Given that most dealers went into this year’s fair with drastically reduced expectations, however, many said they were satisfied with the turnout of local collectors and new contacts.
“Everybody turned out; serious collectors are still looking, even if they are not buying as passionately or as quickly as they did last year,” said Michael Findlay, a director of Acquavella Galleries, New York. “A lot of the business done because of an art fair doesn’t necessarily happen while it’s on. You really have to look six months ahead” to recognize sales that might be attributable to the fair, he says. The generally slower pace notwithstanding, early in the fair Acquavella sold a large James Rosenquist painting, The Divergent Path of Artists’ Lives to Infinity, the Identity Changes, to a New York collector. The work had an asking price of $550,000.
Jane Kallir, director of Galerie St. Etienne, New York, which specializes in German and Austrian art, said she sold an early Oskar Kokoschka watercolor, which drew competition among three prospective buyers, to a private collector for a price “in the low six figures.” Overall, Kallir said, this year’s fair “could have been worse; it could have been better. There’s no question that the art market is contracting. While that certainly creates difficult business circumstances for a lot of people, it also creates a much more rational market and a more comfortable atmosphere for collectors.”
“It’s the end of the jpeg era,” Ann Freedman, president and director of Knoedler & Company, New York, told ARTnewsletter, referring to collectors buying works solely on the basis of a digital image. Freedman said the crowd at this year’s fair consisted of “tried, true and trusted collectors.
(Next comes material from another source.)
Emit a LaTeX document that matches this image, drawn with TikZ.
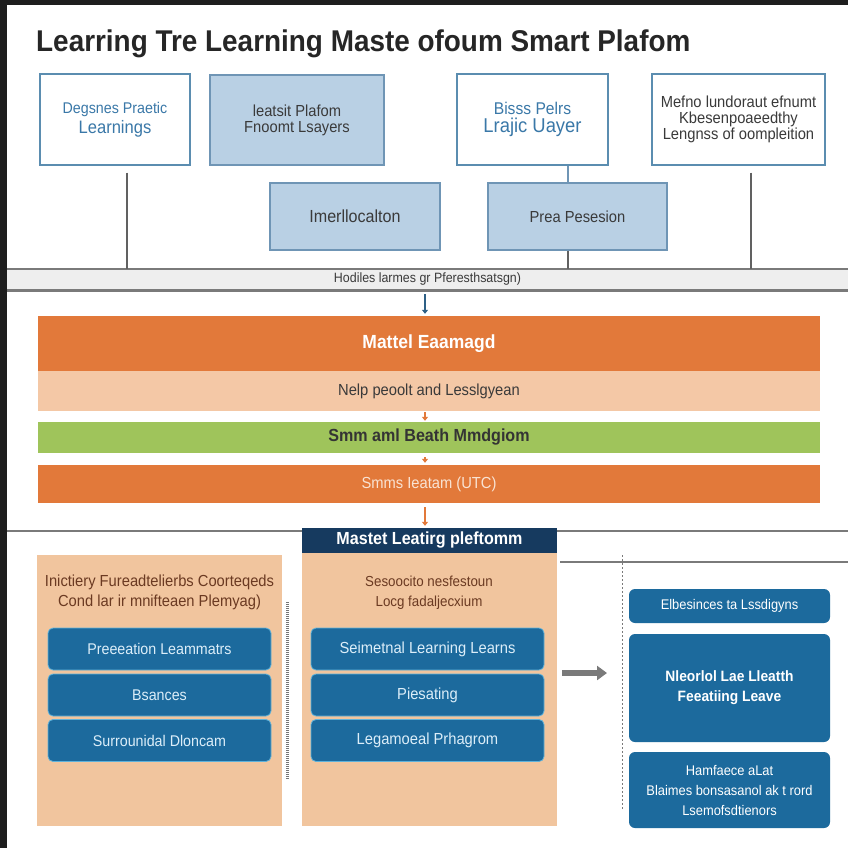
\documentclass[tikz,border=0pt]{standalone}
\usepackage{fontspec}
\setmainfont{Liberation Sans}
\newfontfamily\tfont{Liberation Sans}[FakeStretch=0.93]
\newfontfamily\nfont{Liberation Sans}[FakeStretch=0.92]
\usetikzlibrary{arrows.meta}
\definecolor{frame}{HTML}{1E1E1E}
\definecolor{titlec}{HTML}{262626}
\definecolor{bordb}{HTML}{5B8DB0}
\definecolor{txtb}{HTML}{3A78A8}
\definecolor{lblue}{HTML}{B9D0E4}
\definecolor{lbord}{HTML}{6F95B5}
\definecolor{dtxt}{HTML}{3A3A3A}
\definecolor{orng}{HTML}{E2793A}
\definecolor{peach}{HTML}{F4C8A6}
\definecolor{grn}{HTML}{9FC45B}
\definecolor{navy}{HTML}{163A5F}
\definecolor{bluebx}{HTML}{1C6A9D}
\definecolor{bluebd}{HTML}{5FB2DA}
\definecolor{btxt}{HTML}{DCEEF9}
\definecolor{brown}{HTML}{6B3A22}
\definecolor{lgray}{HTML}{EEEEEE}
\definecolor{lgline}{HTML}{7A7A7A}
\definecolor{pnl}{HTML}{F1C59E}
\newcommand\fs[2]{\fontsize{#1}{#2}\selectfont}
\tikzset{
  bx/.style={draw, line width=1.3pt, inner sep=0pt, align=center, font=\nfont\fs{16}{16}},
  wbox/.style={bx, draw=bordb, fill=white, text=txtb},
  lbox/.style={bx, draw=lbord, fill=lblue, text=dtxt},
  bar/.style={inner sep=0pt, minimum width=782pt, align=center, font=\nfont\fs{16}{18}},
  panel/.style={fill=pnl, inner sep=0pt, minimum width=#1},
  bb/.style={fill=bluebx, draw=bluebd, line width=0.8pt, rounded corners=5pt, inner sep=0pt, text=btxt, align=center, font=\nfont\fs{15.5}{18}},
  rb/.style={fill=bluebx, rounded corners=6pt, inner sep=0pt, minimum width=201pt, text=white, align=center, font=\nfont\fs{14}{20}},
  gline/.style={draw=lgline, line width=2.6pt},
  vline/.style={draw=dtxt!80, line width=1.6pt},
  tick/.style={-{Triangle[width=6pt,length=4pt]}, line width=2pt, shorten <=4pt, shorten >=2pt}
}
\begin{document}
\begin{tikzpicture}[x=1pt,y=-1pt]
\useasboundingbox (0,0) rectangle (848,848);
\fill[white] (0,0) rectangle (848,848);
\fill[frame] (0,0) rectangle (848,5);
\fill[frame] (0,0) rectangle (7,848);
% title
\node[anchor=west, text=titlec, font=\tfont\bfseries\fs{30}{32}, inner sep=0pt] (title) at (36,44) {Learring Tre Learning Maste ofoum Smart Plafom};
% top boxes
\node[wbox, minimum width=150pt, minimum height=91pt] (b1) at (115,119.5)
  {{\fs{15.5}{16}Degsnes Praetic}\\[3pt]{\fs{18}{18}Learnings}};
\node[lbox, minimum width=174pt, minimum height=90pt] (b2) at (297,120)
  {leatsit Plafom\\Fnoomt Lsayers};
\node[wbox, minimum width=151pt, minimum height=91pt] (b3) at (532.5,119.5)
  {{\fs{17}{17}Bisss Pelrs}\\[2pt]{\fs{20}{20}Lrajic Uayer}};
\node[wbox, draw=bordb, text=dtxt, minimum width=173pt, minimum height=91pt] (b4) at (738.5,119.5)
  {Mefno lundoraut efnumt\\Kbesenpoaeedthy\\Lengnss of oompleition};
\node[lbox, minimum width=170pt, minimum height=67pt, font=\nfont\fs{17.5}{18}] (b5) at (355,216.5) {Imerllocalton};
\node[lbox, minimum width=179pt, minimum height=67pt] (b6) at (577.5,216.5) {Prea Pesesion};
% band
\node[fill=lgray, minimum width=841pt, minimum height=21pt, inner sep=0pt, text=dtxt, font=\nfont\fs{13.5}{14}] (band) at (427.5,279.5) {Hodiles larmes gr Pferesthsatsgn)};
\draw[gline] (band.north west) -- (band.north east);
\draw[gline] (band.south west) -- (band.south east);
% vertical connectors
\draw[vline, shorten <=7pt] ([xshift=12pt]b1.south) -- ([xshift=12pt]b1.south |- band.north);
\draw[vline, shorten <=7pt] ([xshift=12.5pt]b4.south) -- ([xshift=12.5pt]b4.south |- band.north);
\draw[vline, draw=lbord, line width=1.3pt] ([xshift=35.5pt]b3.south) -- ([xshift=-9.5pt]b6.north);
\draw[vline, line width=1.3pt] ([xshift=-9.5pt]b6.south) -- ([xshift=-9.5pt]b6.south |- band.north);
% bars
\node[bar, fill=orng, minimum height=55pt, text=white, font=\nfont\bfseries\fs{19}{20}] (r1) at (429,343.5) {Mattel Eaamagd};
\node[bar, fill=peach, minimum height=40pt, text=dtxt] (r2) at (429,391) {Nelp peoolt and Lesslgyean};
\node[bar, fill=grn, minimum height=31pt, text=dtxt!90!black, font=\nfont\bfseries\fs{17.5}{18}] (r3) at (429,437.5) {Smm aml Beath Mmdgiom};
\node[bar, fill=orng, minimum height=38pt, text=peach!50!white] (r4) at (429,484) {Smms Ieatam (UTC)};
% header and panels
\node[fill=navy, minimum width=255pt, minimum height=25pt, inner sep=0pt, text=white, font=\nfont\bfseries\fs{17.5}{18}] (hd) at (429.5,540.5) {Mastet Leatirg pleftomm};
\node[panel=245pt, minimum height=271pt] (lp) at (159.5,690.5) {};
\node[panel=255pt, minimum height=273pt] (mp) at (429.5,689.5) {};
% small arrows between layers
\draw[tick, draw=txtb!80!black, fill=txtb!80!black] (band.south -| 425,0) -- (r1.north -| 425,0);
\draw[tick, draw=orng, fill=orng, shorten <=1pt, shorten >=1pt] (r2.south -| 425,0) -- (r3.north -| 425,0);
\draw[tick, draw=orng, fill=orng] (r3.south -| 425,0) -- (r4.north -| 425,0);
\draw[tick, draw=orng, fill=orng] (r4.south -| 425,0) -- (hd.north -| 425,0);
% horizontal rules
\draw[gline] (7,531) -- (hd.west |- 0,531);
\draw[gline] (hd.east |- 0,531) -- (848,531);
\draw[gline, line width=2.2pt] (560,562) -- (848,562);
% panel texts
\node[text=brown, align=center, font=\nfont\fs{16}{20}] (lt) at (159.5,592.5) {Inictiery Fureadtelierbs Coorteqeds\\Cond lar ir mnifteaen Plemyag)};
\node[text=brown, align=center, font=\nfont\fs{14.5}{20}] (mt) at (429,593) {Sesoocito nesfestoun\\Locg fadaljecxium};
% blue boxes left
\node[bb, minimum width=223pt, minimum height=42pt] (l1) at (159.5,649) {Preeeation Leammatrs};
\node[bb, minimum width=223pt, minimum height=42pt] (l2) at (159.5,695) {Bsances};
\node[bb, minimum width=223pt, minimum height=42pt] (l3) at (159.5,740.5) {Surrounidal Dloncam};
% blue boxes middle
\node[bb, minimum width=233pt, minimum height=42pt, font=\nfont\fs{16}{18}] (m1) at (427.5,649) {Seimetnal Learning Learns};
\node[bb, minimum width=233pt, minimum height=42pt, font=\nfont\fs{16}{18}] (m2) at (427.5,695) {Piesating};
\node[bb, minimum width=233pt, minimum height=42pt, font=\nfont\fs{16}{18}] (m3) at (427.5,740.5) {Legamoeal Prhagrom};
% dotted ruler and dashed line
\draw[draw=dtxt!70, line width=3pt, dash pattern=on 1pt off 1pt] (287,602) -- (287,780);
\draw[draw=lgline, line width=0.9pt, dash pattern=on 2pt off 2pt] (622,555) -- (622,810);
% right boxes
\node[rb, minimum height=34pt] (ra) at (729.5,606) {Elbesinces ta Lssdigyns};
\node[rb, minimum height=108pt, font=\nfont\bfseries\fs{15}{20}] (rbx) at (729.5,688) {Nleorlol Lae Lleatth\\Feeatiing Leave};
\node[rb, minimum height=76pt] (rc) at (729.5,790) {Hamfaece aLat\\Blaimes bonsasanol ak t rord\\Lsemofsdtienors};
% big gray arrow
\coordinate (arrend) at (607,673);
\draw[draw=lgline, line width=6pt, -{Triangle[width=14pt,length=10pt]}, shorten <=5pt] (mp.east |- arrend) -- (arrend);
\end{tikzpicture}
\end{document}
We’re seeing that responses and decision making are just slower . . . not that there isn’t business being done.”
Kallir compared the current climate with previous down cycles in the art market, and noted that this time around dealers and auction houses are adapting more quickly to market weakness by setting lower, more realistic prices, as opposed to past downturns, when “people refused—sometimes for years—to lower prices.”